In the para category, Meg Fisher is the reigning champion and a three-time Queen’s Stage Race finisher.
The men’s field is flush with riders from a diverse racing background and also contains a nice mix of RPI vets/newbies.
Payson McElveen and Andrew L’Esperance stand out as two mountain biker favorites — McElveen is even riding his full squish Allied BC40 (with different wheels and tires set-ups for each stage) at RPI.
Griffin Easter, who won the Baked Potato stage last year, and John Borstelmann, who placed third overall in the Queen’s Stage race will both be back for the full three days this year, in flying form, no less.
Adam Roberge and Brennan Wertz are also riders to watch, as are neo gravel pros Innokenty Zavyalov, and ABUS’ Marc and Nathan Spratt.
RPI is the biggest fundraiser of the year for the Be Good Foundation, an organization Rusch founded to channel funds toward people and organizations using bicycles as an agent of social and environmental change.
In 2021, the organization provided $176,146 to 26 separate entities working on a wide range of issues, from increasing the availability of bicycles in Africa to advocating for the protection and restoration of public lands globally.
There are various ways riders can contribute to the Be Good cause all weekend, including an auction with cool prizes, the Be Good Foundation Party on Friday evening, and the Sierra Nevada Be Good Happy Hour on Saturday afternoon.
Ted King is also lending a hand in the efforts.
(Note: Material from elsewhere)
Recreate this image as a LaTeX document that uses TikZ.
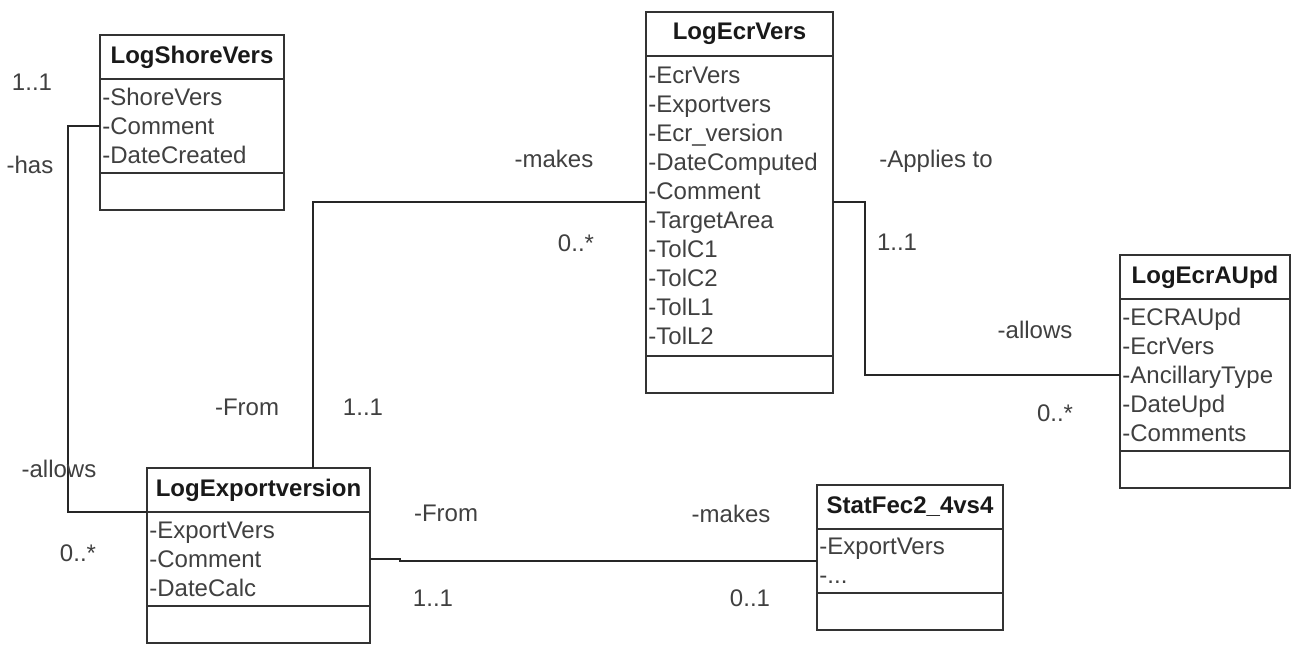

Similar to his fundraising stunt at The Last Best Ride two weeks ago, King will start the Baked Potato ride (stage 3) 10 minutes after the mass start. Apparel-maker Velocio — both King and Rusch are sponsored athletes — will donate $1 for every person he passes.
The brand will also provide a 30-percent discount coupon to anyone who donates to King’s fundraising page, as well as six coupons, each good for a $500 Velocio shopping spree, to the top three fundraisers, as well as three chosen randomly.